DATA SHOWN start

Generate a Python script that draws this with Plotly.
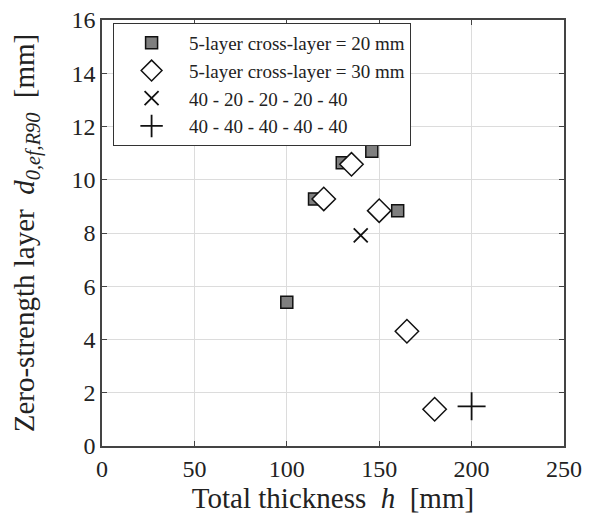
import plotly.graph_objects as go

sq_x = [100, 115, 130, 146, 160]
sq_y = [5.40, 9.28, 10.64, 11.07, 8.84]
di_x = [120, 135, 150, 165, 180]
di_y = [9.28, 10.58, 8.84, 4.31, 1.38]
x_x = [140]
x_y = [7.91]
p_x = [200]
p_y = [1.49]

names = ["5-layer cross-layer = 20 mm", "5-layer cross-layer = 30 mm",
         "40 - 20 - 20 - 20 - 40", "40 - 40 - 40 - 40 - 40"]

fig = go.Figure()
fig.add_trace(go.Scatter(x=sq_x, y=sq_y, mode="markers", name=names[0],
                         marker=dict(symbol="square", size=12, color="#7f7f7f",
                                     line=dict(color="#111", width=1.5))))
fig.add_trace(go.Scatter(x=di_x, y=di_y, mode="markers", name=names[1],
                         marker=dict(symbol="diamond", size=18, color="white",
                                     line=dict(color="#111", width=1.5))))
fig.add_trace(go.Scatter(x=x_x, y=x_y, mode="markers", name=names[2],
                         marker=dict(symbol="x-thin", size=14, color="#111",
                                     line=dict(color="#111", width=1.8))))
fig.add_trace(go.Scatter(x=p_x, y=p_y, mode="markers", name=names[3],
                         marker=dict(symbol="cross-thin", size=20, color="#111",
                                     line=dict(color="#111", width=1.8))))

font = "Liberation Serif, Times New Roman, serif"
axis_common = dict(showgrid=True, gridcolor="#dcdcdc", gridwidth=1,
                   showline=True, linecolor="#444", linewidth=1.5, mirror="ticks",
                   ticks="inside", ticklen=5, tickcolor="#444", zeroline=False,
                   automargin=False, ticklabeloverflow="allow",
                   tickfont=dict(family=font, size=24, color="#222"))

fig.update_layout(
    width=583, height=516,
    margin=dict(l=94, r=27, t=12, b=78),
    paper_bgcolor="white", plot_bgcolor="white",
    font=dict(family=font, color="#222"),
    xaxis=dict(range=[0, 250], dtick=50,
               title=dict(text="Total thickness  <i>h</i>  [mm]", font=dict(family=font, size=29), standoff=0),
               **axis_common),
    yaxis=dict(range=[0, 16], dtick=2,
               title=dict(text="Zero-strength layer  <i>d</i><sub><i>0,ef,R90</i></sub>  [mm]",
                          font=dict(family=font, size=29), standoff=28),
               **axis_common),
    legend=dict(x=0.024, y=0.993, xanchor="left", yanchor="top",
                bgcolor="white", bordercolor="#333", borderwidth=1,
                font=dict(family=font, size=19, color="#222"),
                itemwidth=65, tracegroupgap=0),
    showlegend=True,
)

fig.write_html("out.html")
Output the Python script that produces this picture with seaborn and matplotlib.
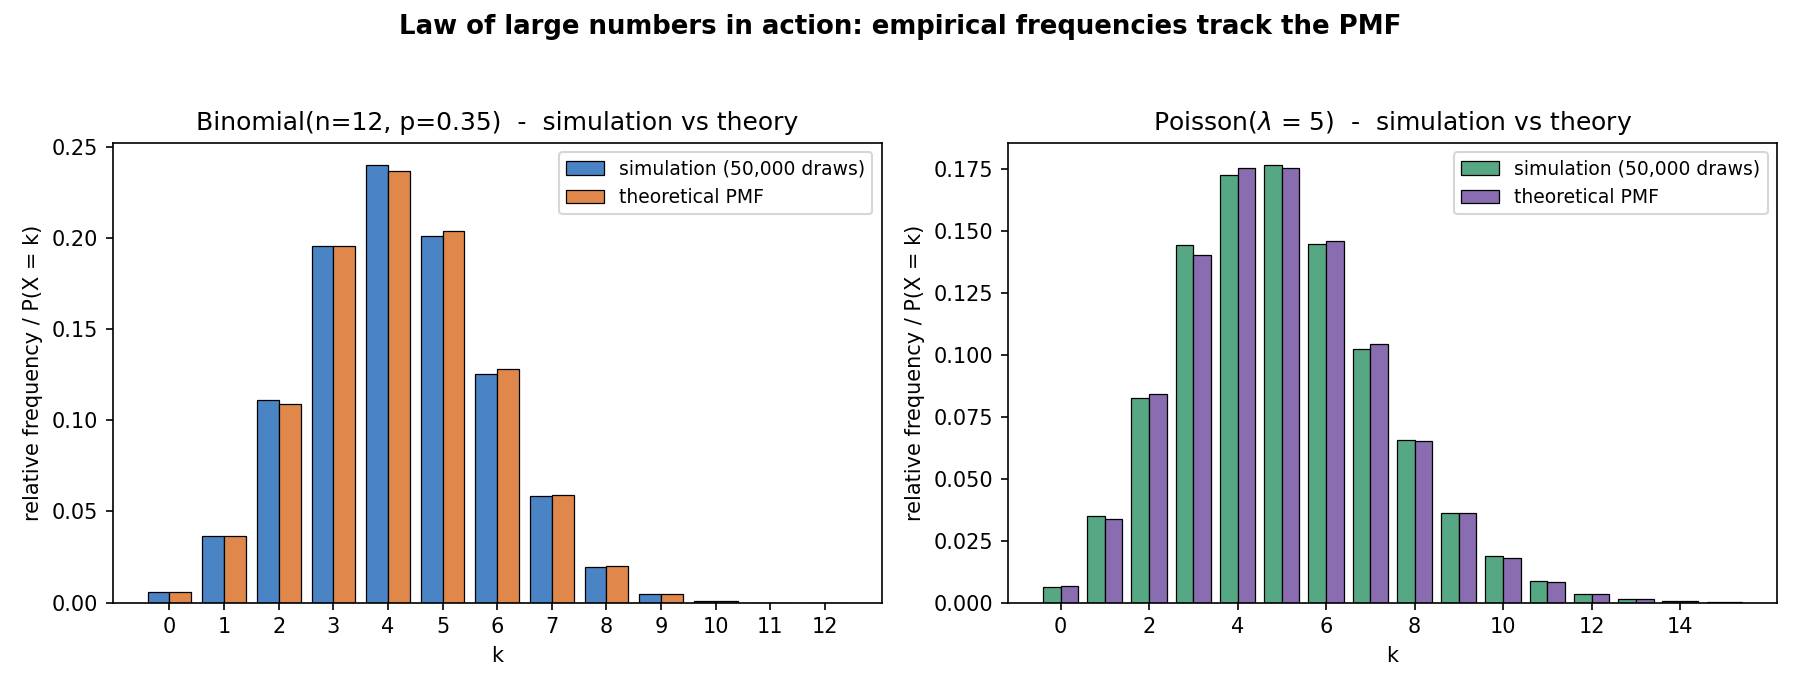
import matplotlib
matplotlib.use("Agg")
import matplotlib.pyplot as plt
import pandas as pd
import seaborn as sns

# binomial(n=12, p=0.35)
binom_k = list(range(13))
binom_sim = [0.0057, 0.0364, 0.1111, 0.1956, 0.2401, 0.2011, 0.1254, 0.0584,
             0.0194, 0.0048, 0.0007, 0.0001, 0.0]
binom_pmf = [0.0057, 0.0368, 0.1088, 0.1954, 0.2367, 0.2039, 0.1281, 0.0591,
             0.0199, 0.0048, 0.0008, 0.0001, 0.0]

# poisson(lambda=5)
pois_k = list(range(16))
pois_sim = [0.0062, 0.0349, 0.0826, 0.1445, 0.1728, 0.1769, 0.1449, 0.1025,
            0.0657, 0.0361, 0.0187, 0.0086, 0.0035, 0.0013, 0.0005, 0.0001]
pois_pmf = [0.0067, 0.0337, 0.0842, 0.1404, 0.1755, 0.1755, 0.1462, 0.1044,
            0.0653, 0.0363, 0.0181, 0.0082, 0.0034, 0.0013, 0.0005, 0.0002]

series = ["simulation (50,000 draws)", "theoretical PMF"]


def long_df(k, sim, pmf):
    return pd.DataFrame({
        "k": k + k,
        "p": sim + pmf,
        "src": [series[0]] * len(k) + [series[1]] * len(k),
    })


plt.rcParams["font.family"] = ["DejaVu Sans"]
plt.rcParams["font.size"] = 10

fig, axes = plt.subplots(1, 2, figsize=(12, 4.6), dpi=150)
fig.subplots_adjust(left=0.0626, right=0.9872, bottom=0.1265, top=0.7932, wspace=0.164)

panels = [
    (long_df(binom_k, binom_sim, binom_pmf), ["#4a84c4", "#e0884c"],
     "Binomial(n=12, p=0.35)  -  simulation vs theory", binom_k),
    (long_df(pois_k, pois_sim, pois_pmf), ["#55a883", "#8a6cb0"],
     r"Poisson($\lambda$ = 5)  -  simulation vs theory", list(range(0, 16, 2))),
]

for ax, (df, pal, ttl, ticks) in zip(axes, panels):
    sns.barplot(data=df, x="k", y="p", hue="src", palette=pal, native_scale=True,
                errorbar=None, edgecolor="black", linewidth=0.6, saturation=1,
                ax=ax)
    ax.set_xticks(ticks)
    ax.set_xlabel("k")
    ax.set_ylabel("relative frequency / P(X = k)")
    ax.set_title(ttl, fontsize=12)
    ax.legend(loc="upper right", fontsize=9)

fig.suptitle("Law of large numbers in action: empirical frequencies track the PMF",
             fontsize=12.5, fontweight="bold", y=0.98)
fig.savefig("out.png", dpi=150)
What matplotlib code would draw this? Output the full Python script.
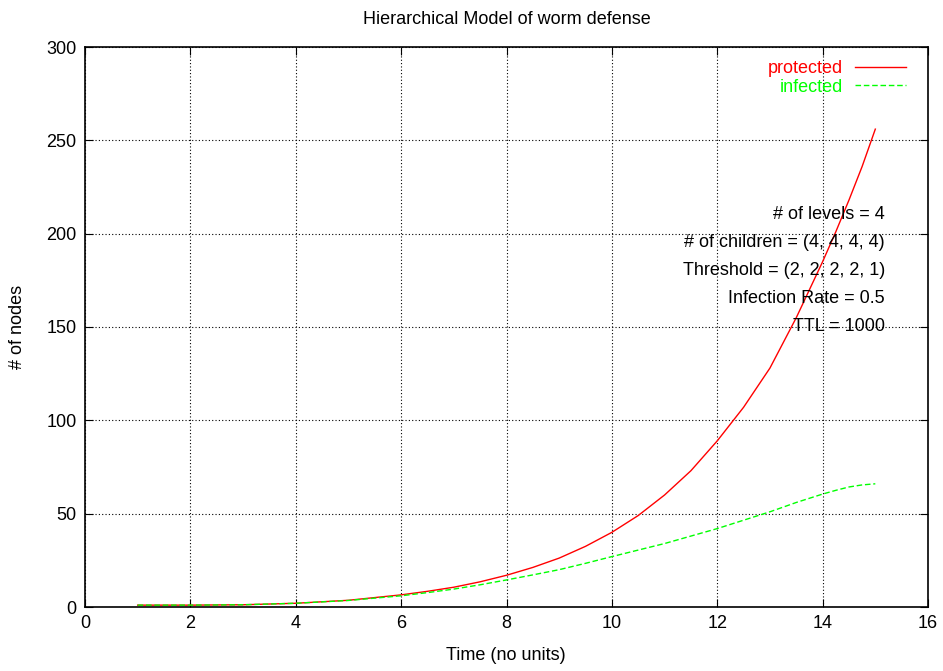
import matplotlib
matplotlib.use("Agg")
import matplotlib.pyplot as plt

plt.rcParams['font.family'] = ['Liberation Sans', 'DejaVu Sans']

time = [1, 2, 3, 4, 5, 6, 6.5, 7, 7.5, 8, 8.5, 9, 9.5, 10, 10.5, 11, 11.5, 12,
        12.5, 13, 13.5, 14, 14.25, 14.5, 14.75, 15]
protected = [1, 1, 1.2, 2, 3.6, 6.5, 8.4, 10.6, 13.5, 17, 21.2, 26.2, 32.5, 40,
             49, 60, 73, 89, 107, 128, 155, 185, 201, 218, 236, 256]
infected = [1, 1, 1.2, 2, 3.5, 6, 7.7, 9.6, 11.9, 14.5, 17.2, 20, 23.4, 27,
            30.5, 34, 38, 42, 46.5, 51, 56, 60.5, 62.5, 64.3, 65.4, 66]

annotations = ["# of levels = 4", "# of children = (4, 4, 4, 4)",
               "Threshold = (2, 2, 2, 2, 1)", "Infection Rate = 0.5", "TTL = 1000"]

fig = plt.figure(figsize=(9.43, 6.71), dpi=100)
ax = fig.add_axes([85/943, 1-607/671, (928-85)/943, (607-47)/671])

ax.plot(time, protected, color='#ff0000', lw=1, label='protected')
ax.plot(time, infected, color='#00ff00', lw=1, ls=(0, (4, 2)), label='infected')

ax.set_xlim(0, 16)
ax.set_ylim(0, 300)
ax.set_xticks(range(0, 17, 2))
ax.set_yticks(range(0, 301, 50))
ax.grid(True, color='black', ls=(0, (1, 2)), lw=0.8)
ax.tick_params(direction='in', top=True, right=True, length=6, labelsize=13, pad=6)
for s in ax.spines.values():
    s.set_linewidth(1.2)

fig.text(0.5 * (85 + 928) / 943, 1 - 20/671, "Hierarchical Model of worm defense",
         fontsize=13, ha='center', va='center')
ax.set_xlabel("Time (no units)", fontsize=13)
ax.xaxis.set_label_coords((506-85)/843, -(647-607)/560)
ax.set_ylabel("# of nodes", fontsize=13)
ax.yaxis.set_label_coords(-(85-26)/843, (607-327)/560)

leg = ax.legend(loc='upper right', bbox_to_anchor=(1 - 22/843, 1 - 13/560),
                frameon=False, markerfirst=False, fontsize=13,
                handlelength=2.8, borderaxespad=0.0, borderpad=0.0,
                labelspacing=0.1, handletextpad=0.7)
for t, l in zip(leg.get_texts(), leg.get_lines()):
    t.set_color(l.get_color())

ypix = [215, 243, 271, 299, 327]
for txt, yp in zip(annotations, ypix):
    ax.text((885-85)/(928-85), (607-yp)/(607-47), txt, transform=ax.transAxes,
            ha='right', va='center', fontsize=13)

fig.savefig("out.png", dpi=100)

DATA SHOWN end

__STATED PROBLEM__: Pictures stay out. Print the data exactly, from its first line through the line containing "20 - 20 - 20".

__REPLY TO THE EXERCISE__:
Generate a Python script that draws this with Plotly.
import plotly.graph_objects as go

sq_x = [100, 115, 130, 146, 160]
sq_y = [5.40, 9.28, 10.64, 11.07, 8.84]
di_x = [120, 135, 150, 165, 180]
di_y = [9.28, 10.58, 8.84, 4.31, 1.38]
x_x = [140]
x_y = [7.91]
p_x = [200]
p_y = [1.49]

names = ["5-layer cross-layer = 20 mm", "5-layer cross-layer = 30 mm",
         "40 - 20 - 20 - 20 - 40", "40 - 40 - 40 - 40 - 40"]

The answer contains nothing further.